The current load is 72 Watts and the maximum load is 330 watts.

Installing pwrstat

To install pwrstat go to the Cyber Power Systems website Linux Software page. You will find 32-bit and 64-bit downloads available for all Linux distro’s but make sure you select the one for Debian (.deb) which Ubuntu is based on.

After downloading install it using:

sudo dpkg -i powerpanel_132_amd64.deb

To learn more about using pwrstat use:

man pwrstat   # to learn more about the terminal interface
man pwrstatd  # to learn about background daemon with alarms, auto shutdown, etc.

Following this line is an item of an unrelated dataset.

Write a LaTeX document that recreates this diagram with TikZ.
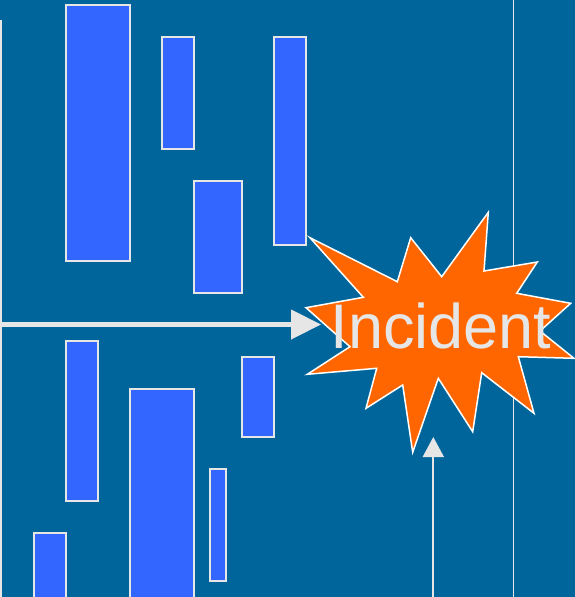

What to do when there is no software

The old tried and true method is to look at the safety label on your power supply. By law in most countries this label must exist. For my old laptop it is as easy as looking at the power brick. For your desktop PC it may be on the back or you might have to open it up and look inside:

Dell Inspiron Power Supply

The label shows:

What to do when you can’t look at the hardware

You could get someone who is on site to take the picture for you. If that isn’t viable get the make and model of the computer and google the power supply specs. From this article the generic specs for PCs are:

Note the amperage is specified for 12 Volt rail output. So 15A = 180 watts and 50A (For dual video cards) = 600 watts. Wattage = Amperage * Voltage.